* AVAILABLE DATA

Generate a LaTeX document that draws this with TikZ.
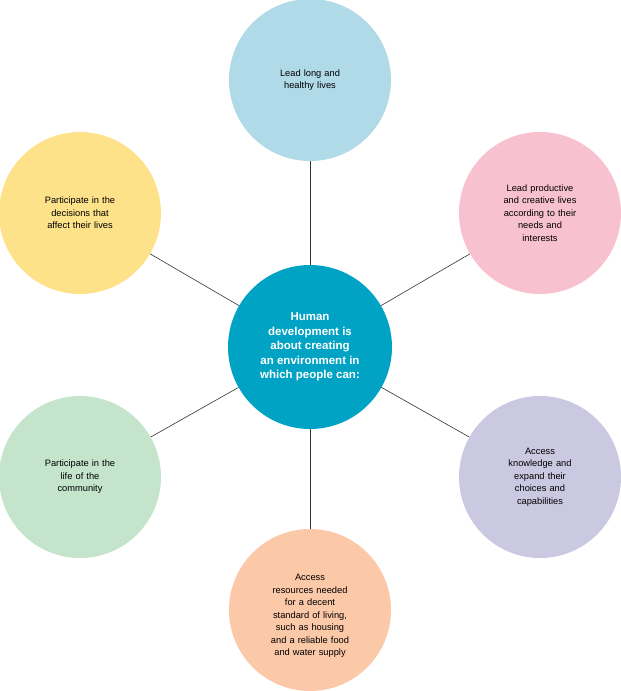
\documentclass[tikz,border=0pt]{standalone}
\usepackage{fontspec}
\setmainfont{Liberation Sans}
\begin{document}
\begin{tikzpicture}[x=1pt,y=-1pt,
 outer/.style={circle,minimum size=162pt,inner sep=0pt,align=center,font=\fontsize{9.3}{12.5}\selectfont,text width=100pt},
 link/.style={draw=black!80,line width=0.6pt}]
\useasboundingbox (0,0) rectangle (621,691);
\definecolor{cblue}{HTML}{B0DAE8}
\definecolor{cpink}{HTML}{F8C1CF}
\definecolor{clav}{HTML}{CBC8E2}
\definecolor{cpeach}{HTML}{FBC8A8}
\definecolor{cmint}{HTML}{C4E4CB}
\definecolor{cyel}{HTML}{FDE28A}
\definecolor{ccen}{HTML}{00A3C4}
\node[outer,fill=cblue] (t) at (310,80) {Lead long and\\healthy lives\\[30pt]};
\node[outer,fill=cpink] (ur) at (540,213) {Lead productive\\and creative lives\\according to their\\needs and\\interests};
\node[outer,fill=clav] (lr) at (540,477) {Access\\knowledge and\\expand their\\choices and\\capabilities};
\node[outer,fill=cpeach] (b) at (310,610) {\\[6pt]Access\\resources needed\\for a decent\\standard of living,\\such as housing\\and a reliable food\\and water supply};
\node[outer,fill=cmint] (ll) at (80,477) {Participate in the\\life of the\\community};
\node[outer,fill=cyel] (ul) at (80,213) {Participate in the\\decisions that\\affect their lives};
\node[circle,fill=ccen,minimum size=164pt,inner sep=0pt,align=center,text=white,font=\bfseries\fontsize{11.5}{14.5}\selectfont] (c) at (310,347) {Human\\development is\\about creating\\an environment in\\which people can:};
\foreach \n in {t,ur,lr,b,ll,ul} \draw[link] (c) -- (\n);
\end{tikzpicture}
\end{document}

* SET PROBLEM
Go through the data above and transcribe it in full, omitting any image.

* SOLVED EXERCISE
Generate a LaTeX document that draws this with TikZ.
\documentclass[tikz,border=0pt]{standalone}
\usepackage{fontspec}
\setmainfont{Liberation Sans}
\begin{document}
\begin{tikzpicture}[x=1pt,y=-1pt,
 outer/.style={circle,minimum size=162pt,inner sep=0pt,align=center,font=\fontsize{9.3}{12.5}\selectfont,text width=100pt},
 link/.style={draw=black!80,line width=0.6pt}]
\useasboundingbox (0,0) rectangle (621,691);
\definecolor{cblue}{HTML}{B0DAE8}
\definecolor{cpink}{HTML}{F8C1CF}
\definecolor{clav}{HTML}{CBC8E2}
\definecolor{cpeach}{HTML}{FBC8A8}
\definecolor{cmint}{HTML}{C4E4CB}
\definecolor{cyel}{HTML}{FDE28A}
\definecolor{ccen}{HTML}{00A3C4}
\node[outer,fill=cblue] (t) at (310,80) {Lead long and\\healthy lives\\[30pt]};
\node[outer,fill=cpink] (ur) at (540,213) {Lead productive\\and creative lives\\according to their\\needs and\\interests};
\node[outer,fill=clav] (lr) at (540,477) {Access\\knowledge and\\expand their\\choices and\\capabilities};
\node[outer,fill=cpeach] (b) at (310,610) {\\[6pt]Access\\resources needed\\for a decent\\standard of living,\\such as housing\\and a reliable food\\and water supply};
\node[outer,fill=cmint] (ll) at (80,477) {Participate in the\\life of the\\community};
\node[outer,fill=cyel] (ul) at (80,213) {Participate in the\\decisions that\\affect their lives};
\node[circle,fill=ccen,minimum size=164pt,inner sep=0pt,align=center,text=white,font=\bfseries\fontsize{11.5}{14.5}\selectfont] (c) at (310,347) {Human\\development is\\about creating\\an environment in\\which people can:};
\foreach \n in {t,ur,lr,b,ll,ul} \draw[link] (c) -- (\n);
\end{tikzpicture}
\end{document}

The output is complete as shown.